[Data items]
————————

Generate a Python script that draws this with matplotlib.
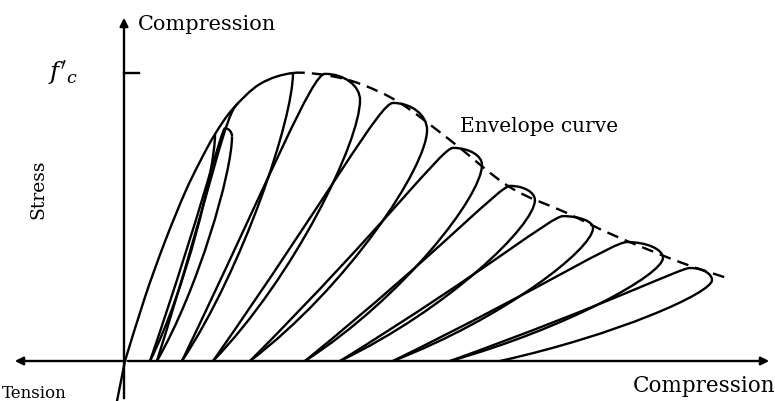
import numpy as np
import matplotlib.pyplot as plt
from matplotlib.path import Path
from matplotlib.patches import PathPatch

# envelope curve: strain / strain at peak, stress / f'c
env_strain = [0, 0.119, 0.238, 0.357, 0.446, 0.536, 0.643, 0.804, 1.0,
              1.22, 1.41, 1.637, 1.935, 2.29, 2.63, 2.905, 3.30, 3.60]
env_stress = [0, 0.222, 0.415, 0.585, 0.692, 0.788, 0.876, 0.962, 1.0,
              0.99, 0.96, 0.896, 0.767, 0.604, 0.514, 0.4375, 0.344, 0.285]
peak_idx = 8

# unloading points, and residual strain reached after each unloading
unload_x = [0.536, 0.637, 1.0, 1.399, 1.798, 2.125, 2.44, 2.786, 3.202, 3.494]
unload_y = [0.788, 0.78, 1.0, 0.906, 0.802, 0.681, 0.559, 0.462, 0.358, 0.281]
residual = [0.149, 0.19, 0.339, 0.524, 0.744, 1.071, 1.28, 1.595, 1.935, 2.232]

# top of each reloading loop (second reload runs back onto the envelope)
cap_top_x = [0.595, None, 1.19, 1.595, 1.952, 2.292, 2.607, 2.988, 3.363]
cap_top_y = [0.808, None, 0.997, 0.896, 0.74, 0.608, 0.503, 0.413, 0.323]
rejoin = (0.673, 0.895)

px_x, px_y = 168.0, 288.0
lw = 1.7


def catmull_segments(xs, ys):
    pts = np.column_stack([xs, ys])
    segs = []
    n = len(pts)
    for i in range(n - 1):
        p0 = pts[max(i - 1, 0)]
        p1, p2 = pts[i], pts[i + 1]
        p3 = pts[min(i + 2, n - 1)]
        segs.append((p1, p1 + (p2 - p0) / 6, p2 - (p3 - p1) / 6, p2))
    return segs


def segs_to_path(segs):
    verts = [segs[0][0]]
    codes = [Path.MOVETO]
    for s in segs:
        verts += [s[1], s[2], s[3]]
        codes += [Path.CURVE4] * 3
    return Path(verts, codes)


def unload_curve(u, foot):
    u = np.array(u)
    f = np.array([foot, 0.0])
    q = np.array([u[0], 0.8 * u[1]])
    p2 = f + np.array([0.55 * (q[0] - f[0]), 0.4 * q[1]])
    return [u, u + 0.8 * (q - u), p2, f]


def reload_curve(foot, top, u_prev_x, u_next):
    f = np.array([foot, 0.0])
    t = np.array(top)
    un = np.array(u_next)
    cw = 0.35 * (un[0] - u_prev_x)
    q = np.array([t[0] - cw, t[1]])
    q2 = np.array([un[0], t[1]])
    p1 = f + np.array([0.75 * (q[0] - f[0]), 0.65 * q[1]])
    return [f, p1, t + 0.55 * (q - t), t,
            t + 0.55 * (q2 - t), un + 0.55 * (q2 - un), un]


fig = plt.figure(figsize=(7.75, 4.01), dpi=100)
ax = fig.add_axes([0, 0, 1, 1])
ax.set_xlim(-125 / px_x, 650 / px_x)
ax.set_ylim(-40 / px_y, 361 / px_y)
ax.axis('off')

# axes with arrows
arrow = dict(arrowstyle='-|>', color='black', lw=lw, mutation_scale=12)
ax.annotate('', xy=(-113 / px_x, 0), xytext=(0, 0), arrowprops=arrow)
ax.annotate('', xy=(647 / px_x, 0), xytext=(0, 0), arrowprops=arrow)
ax.annotate('', xy=(-1 / px_x, 346 / px_y), xytext=(-1 / px_x, -40 / px_y),
            arrowprops=arrow)
ax.plot([-1 / px_x, 14 / px_x], [1.0, 1.0], color='black', lw=lw)
ax.plot([0, -8 / px_x], [0, -40 / px_y], color='black', lw=lw)

# envelope: solid up to the peak, dashed after
segs = catmull_segments(env_strain, env_stress)
ax.add_patch(PathPatch(segs_to_path(segs[:peak_idx]), fill=False, lw=lw, ec='black'))
ax.add_patch(PathPatch(segs_to_path(segs[peak_idx:]), fill=False, lw=lw, ec='black',
                       linestyle=(0, (5, 3))))

# unloading branches
for k in range(len(unload_x)):
    c = unload_curve((unload_x[k], unload_y[k]), residual[k])
    ax.add_patch(PathPatch(Path(c, [Path.MOVETO] + [Path.CURVE4] * 3),
                           fill=False, lw=lw, ec='black'))

# reloading branches
for k in range(len(cap_top_x)):
    if cap_top_x[k] is None:
        f = np.array([residual[k], 0.0])
        j = np.array(rejoin)
        c = [f, f + 0.7 * (j - f), j - np.array([0.08, 0.036]), j]
        ax.add_patch(PathPatch(Path(c, [Path.MOVETO] + [Path.CURVE4] * 3),
                               fill=False, lw=lw, ec='black'))
        continue
    c = reload_curve(residual[k], (cap_top_x[k], cap_top_y[k]), unload_x[k],
                     (unload_x[k + 1], unload_y[k + 1]))
    ax.add_patch(PathPatch(Path(c, [Path.MOVETO] + [Path.CURVE4] * 6),
                           fill=False, lw=lw, ec='black'))

serif = 'DejaVu Serif'
ax.text(13 / px_x, 337 / px_y, 'Compression', fontsize=15, family=serif,
        va='center', ha='left')
ax.text(-62 / px_x, 1.0, r"$f'_{c}$", fontsize=18, ha='center', va='center',
        math_fontfamily='dejavuserif')
ax.text(-87 / px_x, 172 / px_y, 'Stress', fontsize=13.5, family=serif,
        rotation=90, ha='center', va='center')
ax.text(335 / px_x, 234 / px_y, 'Envelope curve', fontsize=14.5, family=serif,
        ha='left', va='center')
ax.text(-123 / px_x, -32 / px_y, 'Tension', fontsize=12, family=serif,
        ha='left', va='center')
ax.text(650 / px_x, -25 / px_y, 'Compression', fontsize=15.5, family=serif,
        ha='right', va='center')

fig.savefig('out.png', dpi=100)
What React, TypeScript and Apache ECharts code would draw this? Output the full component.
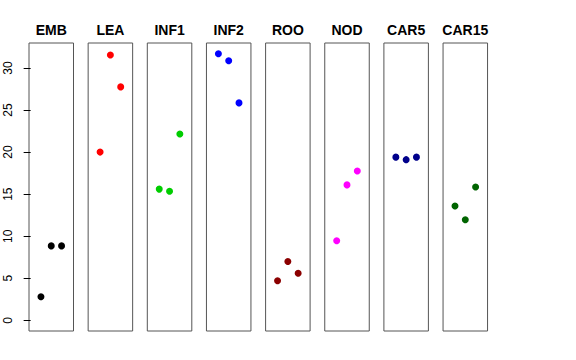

————————

**WHAT THE TASK ASKS**.
Print each record exactly as it stands, leaving the images out.

**OUTPUT**.
Generate a Python script that draws this with matplotlib.
import numpy as np
import matplotlib.pyplot as plt
from matplotlib.path import Path
from matplotlib.patches import PathPatch

# envelope curve: strain / strain at peak, stress / f'c
env_strain = [0, 0.119, 0.238, 0.357, 0.446, 0.536, 0.643, 0.804, 1.0,
              1.22, 1.41, 1.637, 1.935, 2.29, 2.63, 2.905, 3.30, 3.60]
env_stress = [0, 0.222, 0.415, 0.585, 0.692, 0.788, 0.876, 0.962, 1.0,
              0.99, 0.96, 0.896, 0.767, 0.604, 0.514, 0.4375, 0.344, 0.285]
peak_idx = 8

# unloading points, and residual strain reached after each unloading
unload_x = [0.536, 0.637, 1.0, 1.399, 1.798, 2.125, 2.44, 2.786, 3.202, 3.494]
unload_y = [0.788, 0.78, 1.0, 0.906, 0.802, 0.681, 0.559, 0.462, 0.358, 0.281]
residual = [0.149, 0.19, 0.339, 0.524, 0.744, 1.071, 1.28, 1.595, 1.935, 2.232]

# top of each reloading loop (second reload runs back onto the envelope)
cap_top_x = [0.595, None, 1.19, 1.595, 1.952, 2.292, 2.607, 2.988, 3.363]
cap_top_y = [0.808, None, 0.997, 0.896, 0.74, 0.608, 0.503, 0.413, 0.323]
rejoin = (0.673, 0.895)

px_x, px_y = 168.0, 288.0
lw = 1.7


def catmull_segments(xs, ys):
    pts = np.column_stack([xs, ys])
    segs = []
    n = len(pts)
    for i in range(n - 1):
        p0 = pts[max(i - 1, 0)]
        p1, p2 = pts[i], pts[i + 1]
        p3 = pts[min(i + 2, n - 1)]
        segs.append((p1, p1 + (p2 - p0) / 6, p2 - (p3 - p1) / 6, p2))
    return segs


def segs_to_path(segs):
    verts = [segs[0][0]]
    codes = [Path.MOVETO]
    for s in segs:
        verts += [s[1], s[2], s[3]]
        codes += [Path.CURVE4] * 3
    return Path(verts, codes)


def unload_curve(u, foot):
    u = np.array(u)
    f = np.array([foot, 0.0])
    q = np.array([u[0], 0.8 * u[1]])
    p2 = f + np.array([0.55 * (q[0] - f[0]), 0.4 * q[1]])
    return [u, u + 0.8 * (q - u), p2, f]


def reload_curve(foot, top, u_prev_x, u_next):
    f = np.array([foot, 0.0])
    t = np.array(top)
    un = np.array(u_next)
    cw = 0.35 * (un[0] - u_prev_x)
    q = np.array([t[0] - cw, t[1]])
    q2 = np.array([un[0], t[1]])
    p1 = f + np.array([0.75 * (q[0] - f[0]), 0.65 * q[1]])
    return [f, p1, t + 0.55 * (q - t), t,
            t + 0.55 * (q2 - t), un + 0.55 * (q2 - un), un]


fig = plt.figure(figsize=(7.75, 4.01), dpi=100)
ax = fig.add_axes([0, 0, 1, 1])
ax.set_xlim(-125 / px_x, 650 / px_x)
ax.set_ylim(-40 / px_y, 361 / px_y)
ax.axis('off')

# axes with arrows
arrow = dict(arrowstyle='-|>', color='black', lw=lw, mutation_scale=12)
ax.annotate('', xy=(-113 / px_x, 0), xytext=(0, 0), arrowprops=arrow)
ax.annotate('', xy=(647 / px_x, 0), xytext=(0, 0), arrowprops=arrow)
ax.annotate('', xy=(-1 / px_x, 346 / px_y), xytext=(-1 / px_x, -40 / px_y),
            arrowprops=arrow)
ax.plot([-1 / px_x, 14 / px_x], [1.0, 1.0], color='black', lw=lw)
ax.plot([0, -8 / px_x], [0, -40 / px_y], color='black', lw=lw)

# envelope: solid up to the peak, dashed after
segs = catmull_segments(env_strain, env_stress)
ax.add_patch(PathPatch(segs_to_path(segs[:peak_idx]), fill=False, lw=lw, ec='black'))
ax.add_patch(PathPatch(segs_to_path(segs[peak_idx:]), fill=False, lw=lw, ec='black',
                       linestyle=(0, (5, 3))))

# unloading branches
for k in range(len(unload_x)):
    c = unload_curve((unload_x[k], unload_y[k]), residual[k])
    ax.add_patch(PathPatch(Path(c, [Path.MOVETO] + [Path.CURVE4] * 3),
                           fill=False, lw=lw, ec='black'))

# reloading branches
for k in range(len(cap_top_x)):
    if cap_top_x[k] is None:
        f = np.array([residual[k], 0.0])
        j = np.array(rejoin)
        c = [f, f + 0.7 * (j - f), j - np.array([0.08, 0.036]), j]
        ax.add_patch(PathPatch(Path(c, [Path.MOVETO] + [Path.CURVE4] * 3),
                               fill=False, lw=lw, ec='black'))
        continue
    c = reload_curve(residual[k], (cap_top_x[k], cap_top_y[k]), unload_x[k],
                     (unload_x[k + 1], unload_y[k + 1]))
    ax.add_patch(PathPatch(Path(c, [Path.MOVETO] + [Path.CURVE4] * 6),
                           fill=False, lw=lw, ec='black'))

serif = 'DejaVu Serif'
ax.text(13 / px_x, 337 / px_y, 'Compression', fontsize=15, family=serif,
        va='center', ha='left')
ax.text(-62 / px_x, 1.0, r"$f'_{c}$", fontsize=18, ha='center', va='center',
        math_fontfamily='dejavuserif')
ax.text(-87 / px_x, 172 / px_y, 'Stress', fontsize=13.5, family=serif,
        rotation=90, ha='center', va='center')
ax.text(335 / px_x, 234 / px_y, 'Envelope curve', fontsize=14.5, family=serif,
        ha='left', va='center')
ax.text(-123 / px_x, -32 / px_y, 'Tension', fontsize=12, family=serif,
        ha='left', va='center')
ax.text(650 / px_x, -25 / px_y, 'Compression', fontsize=15.5, family=serif,
        ha='right', va='center')

fig.savefig('out.png', dpi=100)
What React, TypeScript and Apache ECharts code would draw this? Output the full component.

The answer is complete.